In response to the argument that the objectives of stabilizing population and encouraging prudent management of the Permanent Fund and of the State’s natural resources did not justify the application of the dividend program to the years 1959 to 1980, the Alaska Supreme Court maintained that the retrospective aspect of the program was justified by the objective of rewarding state citizens for past contributions. 619 P. 2d, at 461-462, n. 37. See also dissenting opinion of Justice Dimond, id., at 469-471.

In fact, newcomers seem more likely to become dissatisfied and to leave the State than well-established residents; it would thus seem that the State would give a larger, rather than a smaller, dividend to new residents if it wanted to discourage emigration. The separation of residents into classes hardly seems a likely way to persuade new Alaskans that the State welcomes them and wants them to stay.

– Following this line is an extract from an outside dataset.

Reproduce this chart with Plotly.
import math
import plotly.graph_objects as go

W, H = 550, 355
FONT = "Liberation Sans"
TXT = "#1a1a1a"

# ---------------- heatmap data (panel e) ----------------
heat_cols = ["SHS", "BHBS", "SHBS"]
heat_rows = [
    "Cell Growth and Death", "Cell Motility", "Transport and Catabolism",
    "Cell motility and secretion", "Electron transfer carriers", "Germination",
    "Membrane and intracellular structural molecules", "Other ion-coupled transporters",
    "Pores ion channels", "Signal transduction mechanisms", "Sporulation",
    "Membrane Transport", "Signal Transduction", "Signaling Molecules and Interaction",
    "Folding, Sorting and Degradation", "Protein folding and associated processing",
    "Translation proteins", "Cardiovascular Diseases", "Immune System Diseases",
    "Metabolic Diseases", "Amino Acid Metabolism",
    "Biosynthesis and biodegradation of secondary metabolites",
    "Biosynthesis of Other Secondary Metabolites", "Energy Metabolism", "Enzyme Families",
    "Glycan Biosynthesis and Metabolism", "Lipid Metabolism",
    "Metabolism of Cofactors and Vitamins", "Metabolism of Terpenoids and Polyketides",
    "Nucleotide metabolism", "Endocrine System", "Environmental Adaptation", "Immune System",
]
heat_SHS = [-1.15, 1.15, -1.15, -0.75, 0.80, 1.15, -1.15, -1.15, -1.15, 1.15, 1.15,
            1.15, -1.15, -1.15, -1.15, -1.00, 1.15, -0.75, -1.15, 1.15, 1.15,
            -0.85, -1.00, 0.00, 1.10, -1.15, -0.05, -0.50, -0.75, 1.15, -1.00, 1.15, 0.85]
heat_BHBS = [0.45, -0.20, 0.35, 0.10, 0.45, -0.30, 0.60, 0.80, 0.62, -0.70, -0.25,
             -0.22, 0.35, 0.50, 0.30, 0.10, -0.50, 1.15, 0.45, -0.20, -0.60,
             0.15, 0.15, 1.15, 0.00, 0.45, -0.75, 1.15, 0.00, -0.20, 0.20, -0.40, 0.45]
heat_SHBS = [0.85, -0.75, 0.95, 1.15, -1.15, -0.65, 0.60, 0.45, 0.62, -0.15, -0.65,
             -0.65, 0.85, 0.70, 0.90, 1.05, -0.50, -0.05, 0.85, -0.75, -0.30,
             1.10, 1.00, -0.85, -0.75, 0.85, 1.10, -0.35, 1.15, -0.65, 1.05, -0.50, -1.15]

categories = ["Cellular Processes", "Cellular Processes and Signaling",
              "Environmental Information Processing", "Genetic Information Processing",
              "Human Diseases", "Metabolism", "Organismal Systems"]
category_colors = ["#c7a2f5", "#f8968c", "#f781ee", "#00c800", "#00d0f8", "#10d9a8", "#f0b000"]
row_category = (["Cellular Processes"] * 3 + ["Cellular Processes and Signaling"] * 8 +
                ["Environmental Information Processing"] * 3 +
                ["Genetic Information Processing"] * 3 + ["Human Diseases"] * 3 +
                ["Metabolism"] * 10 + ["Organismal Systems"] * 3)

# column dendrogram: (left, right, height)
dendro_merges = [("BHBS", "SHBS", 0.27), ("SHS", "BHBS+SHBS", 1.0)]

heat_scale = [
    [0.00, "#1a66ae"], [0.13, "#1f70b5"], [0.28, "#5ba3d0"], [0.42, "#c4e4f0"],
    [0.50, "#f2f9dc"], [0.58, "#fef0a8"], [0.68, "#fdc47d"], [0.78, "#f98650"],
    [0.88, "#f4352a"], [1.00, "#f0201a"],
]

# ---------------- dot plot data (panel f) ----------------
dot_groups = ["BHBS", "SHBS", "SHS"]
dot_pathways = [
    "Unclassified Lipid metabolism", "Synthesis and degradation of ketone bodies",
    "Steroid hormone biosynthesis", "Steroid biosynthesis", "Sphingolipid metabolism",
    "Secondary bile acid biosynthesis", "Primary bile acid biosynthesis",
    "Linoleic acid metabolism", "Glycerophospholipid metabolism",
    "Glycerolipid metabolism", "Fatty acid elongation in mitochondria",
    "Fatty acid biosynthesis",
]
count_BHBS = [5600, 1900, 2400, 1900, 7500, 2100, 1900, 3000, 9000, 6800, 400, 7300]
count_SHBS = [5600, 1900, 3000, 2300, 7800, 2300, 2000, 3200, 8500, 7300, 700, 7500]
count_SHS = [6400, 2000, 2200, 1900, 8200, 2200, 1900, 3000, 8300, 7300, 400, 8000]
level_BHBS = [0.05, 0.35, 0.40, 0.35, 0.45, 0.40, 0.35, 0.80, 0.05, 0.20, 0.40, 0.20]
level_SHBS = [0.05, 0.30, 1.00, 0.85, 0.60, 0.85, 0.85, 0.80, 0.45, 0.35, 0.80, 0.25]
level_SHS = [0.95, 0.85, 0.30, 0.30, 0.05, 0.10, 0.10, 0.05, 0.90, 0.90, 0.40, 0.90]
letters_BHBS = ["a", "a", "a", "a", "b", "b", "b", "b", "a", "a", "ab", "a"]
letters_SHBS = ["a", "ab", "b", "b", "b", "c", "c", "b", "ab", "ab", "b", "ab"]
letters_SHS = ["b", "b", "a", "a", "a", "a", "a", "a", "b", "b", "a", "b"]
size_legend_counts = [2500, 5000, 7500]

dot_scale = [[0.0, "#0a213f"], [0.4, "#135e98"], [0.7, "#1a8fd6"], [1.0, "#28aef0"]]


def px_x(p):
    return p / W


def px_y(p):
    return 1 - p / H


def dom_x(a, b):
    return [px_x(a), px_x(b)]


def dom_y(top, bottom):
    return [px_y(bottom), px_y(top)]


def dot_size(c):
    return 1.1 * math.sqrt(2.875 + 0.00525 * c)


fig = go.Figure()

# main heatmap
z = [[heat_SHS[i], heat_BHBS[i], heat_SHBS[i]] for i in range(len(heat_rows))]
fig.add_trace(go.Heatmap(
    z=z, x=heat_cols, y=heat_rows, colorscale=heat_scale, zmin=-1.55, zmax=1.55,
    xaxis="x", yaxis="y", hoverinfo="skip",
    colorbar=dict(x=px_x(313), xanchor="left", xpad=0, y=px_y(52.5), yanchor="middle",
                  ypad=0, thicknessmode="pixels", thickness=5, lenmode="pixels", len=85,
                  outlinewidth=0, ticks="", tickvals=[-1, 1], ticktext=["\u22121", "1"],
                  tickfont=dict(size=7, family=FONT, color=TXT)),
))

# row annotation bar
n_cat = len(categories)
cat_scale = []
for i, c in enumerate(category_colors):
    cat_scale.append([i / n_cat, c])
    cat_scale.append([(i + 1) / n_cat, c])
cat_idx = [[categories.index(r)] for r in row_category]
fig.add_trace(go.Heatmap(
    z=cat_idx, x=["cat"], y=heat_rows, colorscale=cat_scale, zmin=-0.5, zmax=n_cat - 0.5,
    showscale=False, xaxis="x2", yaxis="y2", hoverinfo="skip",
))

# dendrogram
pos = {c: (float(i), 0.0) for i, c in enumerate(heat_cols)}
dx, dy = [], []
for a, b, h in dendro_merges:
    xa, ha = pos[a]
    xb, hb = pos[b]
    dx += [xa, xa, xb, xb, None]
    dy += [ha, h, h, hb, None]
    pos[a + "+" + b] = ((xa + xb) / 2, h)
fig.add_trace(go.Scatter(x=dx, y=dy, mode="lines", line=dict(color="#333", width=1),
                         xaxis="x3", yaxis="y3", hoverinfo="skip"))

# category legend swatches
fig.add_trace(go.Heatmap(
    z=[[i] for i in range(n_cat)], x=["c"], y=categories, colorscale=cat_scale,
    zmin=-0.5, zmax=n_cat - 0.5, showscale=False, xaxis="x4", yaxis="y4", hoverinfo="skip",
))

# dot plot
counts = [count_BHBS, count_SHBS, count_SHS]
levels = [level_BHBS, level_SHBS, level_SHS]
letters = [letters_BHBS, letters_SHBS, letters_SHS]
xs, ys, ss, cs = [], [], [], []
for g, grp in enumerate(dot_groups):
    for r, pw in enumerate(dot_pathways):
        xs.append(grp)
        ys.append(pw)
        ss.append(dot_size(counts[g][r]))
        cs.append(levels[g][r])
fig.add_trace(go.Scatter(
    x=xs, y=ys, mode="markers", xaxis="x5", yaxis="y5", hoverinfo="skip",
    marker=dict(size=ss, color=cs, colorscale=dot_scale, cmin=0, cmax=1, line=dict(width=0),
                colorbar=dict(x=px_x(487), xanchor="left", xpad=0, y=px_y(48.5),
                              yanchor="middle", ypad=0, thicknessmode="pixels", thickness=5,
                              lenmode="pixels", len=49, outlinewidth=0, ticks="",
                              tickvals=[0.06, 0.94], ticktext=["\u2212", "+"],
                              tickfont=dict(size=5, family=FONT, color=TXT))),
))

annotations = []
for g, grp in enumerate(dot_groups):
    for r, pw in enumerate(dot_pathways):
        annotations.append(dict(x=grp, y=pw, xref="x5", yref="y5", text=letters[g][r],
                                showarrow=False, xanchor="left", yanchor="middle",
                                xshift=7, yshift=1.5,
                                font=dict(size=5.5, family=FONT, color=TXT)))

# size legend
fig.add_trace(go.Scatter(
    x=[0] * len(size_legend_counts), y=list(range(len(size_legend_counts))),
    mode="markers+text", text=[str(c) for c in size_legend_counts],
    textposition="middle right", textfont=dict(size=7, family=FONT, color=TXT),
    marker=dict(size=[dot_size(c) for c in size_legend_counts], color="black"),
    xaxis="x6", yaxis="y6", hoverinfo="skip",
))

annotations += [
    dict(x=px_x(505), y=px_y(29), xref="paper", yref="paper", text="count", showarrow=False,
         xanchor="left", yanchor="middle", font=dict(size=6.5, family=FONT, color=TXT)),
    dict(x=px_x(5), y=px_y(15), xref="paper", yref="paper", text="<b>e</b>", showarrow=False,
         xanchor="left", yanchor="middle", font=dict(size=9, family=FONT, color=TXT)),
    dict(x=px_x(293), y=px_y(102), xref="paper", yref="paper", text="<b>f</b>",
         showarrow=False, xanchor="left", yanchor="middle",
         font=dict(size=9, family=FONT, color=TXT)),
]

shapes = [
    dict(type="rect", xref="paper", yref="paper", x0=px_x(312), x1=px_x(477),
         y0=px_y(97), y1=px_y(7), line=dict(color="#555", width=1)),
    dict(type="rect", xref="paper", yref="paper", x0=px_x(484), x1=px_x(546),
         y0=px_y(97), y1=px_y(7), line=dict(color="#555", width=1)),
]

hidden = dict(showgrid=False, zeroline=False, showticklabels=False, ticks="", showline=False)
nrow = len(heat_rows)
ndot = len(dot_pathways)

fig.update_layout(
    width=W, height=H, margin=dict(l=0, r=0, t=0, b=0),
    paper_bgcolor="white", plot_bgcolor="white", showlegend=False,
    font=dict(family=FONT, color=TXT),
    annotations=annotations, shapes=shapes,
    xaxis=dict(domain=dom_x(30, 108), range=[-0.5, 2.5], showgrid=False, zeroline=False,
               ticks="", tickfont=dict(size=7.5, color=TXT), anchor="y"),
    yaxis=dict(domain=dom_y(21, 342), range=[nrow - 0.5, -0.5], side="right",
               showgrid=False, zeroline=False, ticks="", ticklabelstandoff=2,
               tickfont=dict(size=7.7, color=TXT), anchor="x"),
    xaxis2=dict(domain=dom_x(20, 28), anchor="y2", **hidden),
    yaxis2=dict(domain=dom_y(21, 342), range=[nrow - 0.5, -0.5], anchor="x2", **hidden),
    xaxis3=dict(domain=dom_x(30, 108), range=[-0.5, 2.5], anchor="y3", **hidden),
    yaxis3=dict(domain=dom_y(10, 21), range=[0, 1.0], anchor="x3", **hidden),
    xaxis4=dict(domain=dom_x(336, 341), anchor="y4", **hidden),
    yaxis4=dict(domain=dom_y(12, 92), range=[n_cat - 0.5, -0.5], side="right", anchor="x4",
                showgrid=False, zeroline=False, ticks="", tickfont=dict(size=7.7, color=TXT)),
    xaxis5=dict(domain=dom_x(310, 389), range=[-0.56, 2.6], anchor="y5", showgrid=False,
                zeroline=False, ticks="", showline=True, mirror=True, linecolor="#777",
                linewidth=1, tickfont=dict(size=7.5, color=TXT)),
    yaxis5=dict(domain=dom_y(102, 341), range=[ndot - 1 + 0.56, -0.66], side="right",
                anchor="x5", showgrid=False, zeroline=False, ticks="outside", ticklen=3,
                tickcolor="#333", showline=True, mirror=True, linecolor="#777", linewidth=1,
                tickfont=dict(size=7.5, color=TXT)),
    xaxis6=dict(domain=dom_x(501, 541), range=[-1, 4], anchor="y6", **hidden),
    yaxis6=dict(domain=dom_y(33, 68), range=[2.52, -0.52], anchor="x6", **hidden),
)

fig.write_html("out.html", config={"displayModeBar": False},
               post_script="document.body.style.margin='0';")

Of course, the State’s objective of reducing population turnover cannot be interpreted as an attempt to inhibit migration into the State without encountering insurmountable constitutional difficulties. See Shapiro v. Thompson, 394 U. S., at 629.

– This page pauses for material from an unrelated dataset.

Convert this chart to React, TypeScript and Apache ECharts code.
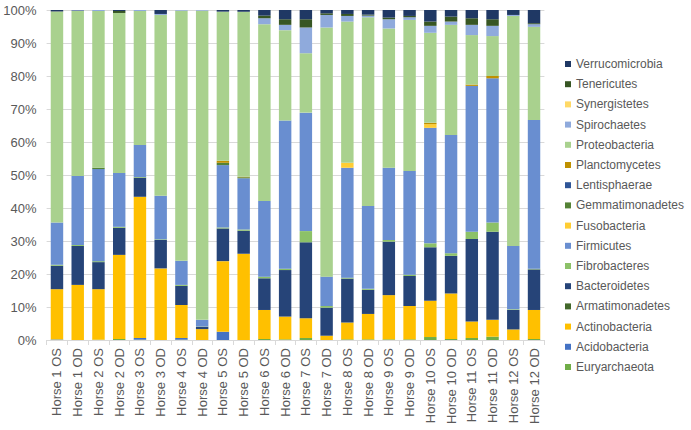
import React, { useEffect, useRef } from "react";
import * as echarts from "echarts";

const categories = [
  "Horse 1 OS", "Horse 1 OD", "Horse 2 OS", "Horse 2 OD", "Horse 3 OS", "Horse 3 OD",
  "Horse 4 OS", "Horse 4 OD", "Horse 5 OS", "Horse 5 OD", "Horse 6 OS", "Horse 6 OD",
  "Horse 7 OS", "Horse 7 OD", "Horse 8 OS", "Horse 8 OD", "Horse 9 OS", "Horse 9 OD",
  "Horse 10 OS", "Horse 10 OD", "Horse 11 OS", "Horse 11 OD", "Horse 12 OS", "Horse 12 OD",
];

const euryarchaeota = [0.1, 0, 0.1, 0.3, 0.1, 0, 0.1, 0, 0, 0, 0.3, 0.2, 0.6, 0, 0.2, 0.2, 0.2, 0.2, 0.9, 0.3, 0.6, 1.0, 0, 0.3];
const acidobacteria = [0.1, 0, 0, 0, 0.5, 0, 0.5, 0, 2.5, 0, 0, 0, 0, 0, 0, 0, 0, 0, 0, 0, 0, 0, 0, 0];
const actinobacteria = [15.2, 16.7, 15.3, 25.5, 42.8, 21.7, 10.0, 3.3, 21.4, 26.1, 8.8, 6.9, 6.0, 1.3, 5.1, 7.7, 13.4, 10.1, 11.0, 13.8, 5.0, 5.1, 3.2, 8.8];
const armatimonadetes = [0, 0, 0, 0, 0, 0, 0, 0, 0, 0, 0, 0, 0, 0, 0, 0, 0, 0, 0, 0, 0, 0, 0, 0];
const bacteroidetes = [7.1, 11.8, 8.2, 8.2, 5.8, 8.6, 5.8, 0.7, 9.9, 7.0, 9.6, 14.1, 23.0, 8.5, 13.3, 7.3, 16.2, 9.1, 16.2, 11.4, 25.0, 26.7, 5.9, 12.3];
const fibrobacteres = [0.3, 0.3, 0.3, 0.3, 0.2, 0.2, 0.3, 0.1, 0.3, 0.4, 0.5, 0.4, 3.4, 0.5, 0.3, 0.3, 0.5, 0.4, 1.2, 0.8, 2.2, 2.8, 0.2, 0.2];
const firmicutes = [12.8, 20.9, 27.9, 16.3, 9.7, 13.2, 7.3, 2.0, 18.9, 15.5, 22.9, 44.9, 35.9, 8.9, 33.3, 25.1, 21.9, 31.4, 35.0, 35.8, 44.2, 43.7, 19.2, 45.1];
const fusobacteria = [0, 0, 0, 0, 0, 0, 0, 0, 0, 0, 0, 0, 0, 0, 1.5, 0, 0, 0, 1.1, 0, 0, 0, 0, 0];
const gemmatimonadetes = [0, 0, 0.4, 0, 0, 0, 0, 0, 0.7, 0.3, 0, 0, 0, 0, 0, 0, 0, 0, 0, 0, 0, 0, 0, 0];
const lentisphaerae = [0, 0, 0, 0, 0, 0, 0, 0, 0, 0, 0, 0, 0, 0, 0, 0, 0, 0, 0, 0, 0, 0, 0, 0];
const planctomycetes = [0, 0, 0, 0, 0, 0, 0, 0, 0.6, 0.2, 0, 0, 0, 0, 0, 0, 0, 0, 0.4, 0, 0.4, 0.7, 0, 0];
const proteobacteria = [63.9, 50.0, 47.5, 48.5, 40.6, 54.8, 75.8, 93.7, 45.2, 50.0, 53.6, 27.4, 18.0, 75.5, 42.8, 57.2, 42.2, 45.8, 27.3, 33.4, 15.0, 12.1, 69.7, 28.2];
const spirochaetes = [0, 0.2, 0.3, 0, 0.3, 0.3, 0.2, 0.2, 0, 0, 1.8, 1.6, 7.8, 3.8, 1.7, 0.5, 2.8, 0.8, 2.1, 1.0, 3.1, 3.1, 0.3, 0.8];
const synergistetes = [0, 0, 0, 0, 0, 0, 0, 0, 0, 0, 0, 0, 0, 0, 0, 0, 0, 0, 0, 0, 0, 0, 0, 0];
const tenericutes = [0.1, 0, 0, 0.6, 0, 0, 0, 0, 0, 0, 0.8, 1.7, 2.5, 0.5, 0.6, 0.3, 0.5, 0.4, 1.3, 1.5, 2.0, 2.0, 0, 0.3];
const verrucomicrobia = [0.4, 0.1, 0, 0.3, 0, 1.2, 0, 0, 0.5, 0.5, 1.7, 2.8, 2.8, 1.0, 1.2, 1.4, 2.3, 1.8, 3.5, 2.0, 2.5, 2.8, 1.5, 4.0];

const yTicks = [0, 10, 20, 30, 40, 50, 60, 70, 80, 90, 100];

const seriesDefs: [string, number[], string][] = [
  ["Euryarchaeota", euryarchaeota, "#70AD47"],
  ["Acidobacteria", acidobacteria, "#4472C4"],
  ["Actinobacteria", actinobacteria, "#FFC000"],
  ["Armatimonadetes", armatimonadetes, "#43682B"],
  ["Bacteroidetes", bacteroidetes, "#264478"],
  ["Fibrobacteres", fibrobacteres, "#8CC168"],
  ["Firmicutes", firmicutes, "#698ED0"],
  ["Fusobacteria", fusobacteria, "#FFCD33"],
  ["Gemmatimonadetes", gemmatimonadetes, "#548235"],
  ["Lentisphaerae", lentisphaerae, "#2F5597"],
  ["Planctomycetes", planctomycetes, "#BF9000"],
  ["Proteobacteria", proteobacteria, "#A9D18E"],
  ["Spirochaetes", spirochaetes, "#8FAADC"],
  ["Synergistetes", synergistetes, "#FFD966"],
  ["Tenericutes", tenericutes, "#375623"],
  ["Verrucomicrobia", verrucomicrobia, "#1F3864"],
];

export default function App() {
  const ref = useRef<HTMLDivElement>(null);
  useEffect(() => {
    if (!ref.current) return;
    const chart = echarts.init(ref.current, undefined, { renderer: "svg" });
    const totals = categories.map((_, i) =>
      seriesDefs.reduce((s, d) => s + d[1][i], 0)
    );
    const font = "'Liberation Sans', Arial, sans-serif";
    chart.setOption({
      animation: false,
      textStyle: { fontFamily: font },
      grid: { left: 46.6, top: 10, width: 497.8, height: 330, containLabel: false },
      legend: {
        orient: "vertical",
        left: 560,
        top: 53,
        icon: "rect",
        itemWidth: 6,
        itemHeight: 6,
        itemGap: 8.2,
        data: seriesDefs.map((d) => d[0]).reverse(),
        textStyle: { fontSize: 12, color: "#595959", fontFamily: font },
      },
      xAxis: {
        type: "category",
        data: categories,
        axisLine: { lineStyle: { color: "#D9D9D9" } },
        axisTick: { show: true, length: 5, lineStyle: { color: "#D9D9D9" } },
        axisLabel: { rotate: 90, interval: 0, fontSize: 13, color: "#595959", margin: 8, fontFamily: font },
      },
      yAxis: {
        type: "value",
        min: yTicks[0],
        max: yTicks[yTicks.length - 1],
        interval: 10,
        axisLine: { show: false },
        axisTick: { show: false },
        splitLine: { lineStyle: { color: "#D9D9D9" } },
        axisLabel: { formatter: "{value}%", fontSize: 13, color: "#595959", margin: 10, fontFamily: font },
      },
      series: seriesDefs.map(([name, vals, color]) => ({
        name,
        type: "bar",
        stack: "total",
        barCategoryGap: "40%",
        itemStyle: { color },
        data: vals.map((v, i) => (v / totals[i]) * 100),
      })),
    });
    return () => chart.dispose();
  }, []);
  return (
    <div
      ref={ref}
      style={{ position: "fixed", left: 0, top: 0, width: 691, height: 430, background: "#fff" }}
    />
  );
}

Even if the objective of rewarding past contributions were valid, it would be ironic to apply that rationale here. As Representative Randolph noted during debate in the state legislature on the dividend statute:

“The pipeline is the entity that has allowed us all this latitude to do all the things we’re considering doing, not only today but throughout the session. And without. . . newcomers, we couldn’t have built that pipeline. Without their skill, without their ability, without their money, the pipeline wouldn’t be there. So I get a little bit tired of — and I’ve got a hunch an *64awful lot of people who have been here five or six or seven or ten years, whatever we knock off as newcomers, get a little bit tired of being chastized and penalized and discriminated against for having not been born here or not have been here 30 or 40 or 50 years."

Apportionment would thus be prohibited only when it involves “fundamental rights” and services deemed to involve “basic necessities of life.” See Memorial Hospital v. Maricopa County, 415 U. S., at 259.

“Such a power in the States could produce nothing but discord and mutual irritation, and they very clearly do not possess it.” Passenger Cases, 7 How. 283, 492 (1849) (Taney, C. J., dissenting).

Starns v. Malkerson, 326 F. Supp. 234 (Minn. 1970), summarily aff’d, 401 U. S. 985 (1971), cannot be read as a contrary decision of this Court. First, summary affirmance by this Court is not to be read as an adoption of the reasoning supporting the judgment under review. Fusari v. Steinberg, 419 U. S. 379, 391 (1975) (concurring opinion). See also Colorado Springs Amusements, Ltd. v. Rizzo, 428 U. S. 913, 920-921 (1976) (BRENNAN, J., dissenting); Edelman v. Jordan, 415 U. S. 651, 671 (1974). Moreover, as we pointed out in Vlandis v. Kline, 412 U. S. 441, 452-453, n. 9 (1973), we considered the Minnesota one-year residency requirement examined in Stams a test of bona fide residence, not a return on prior contributions to the commonweal.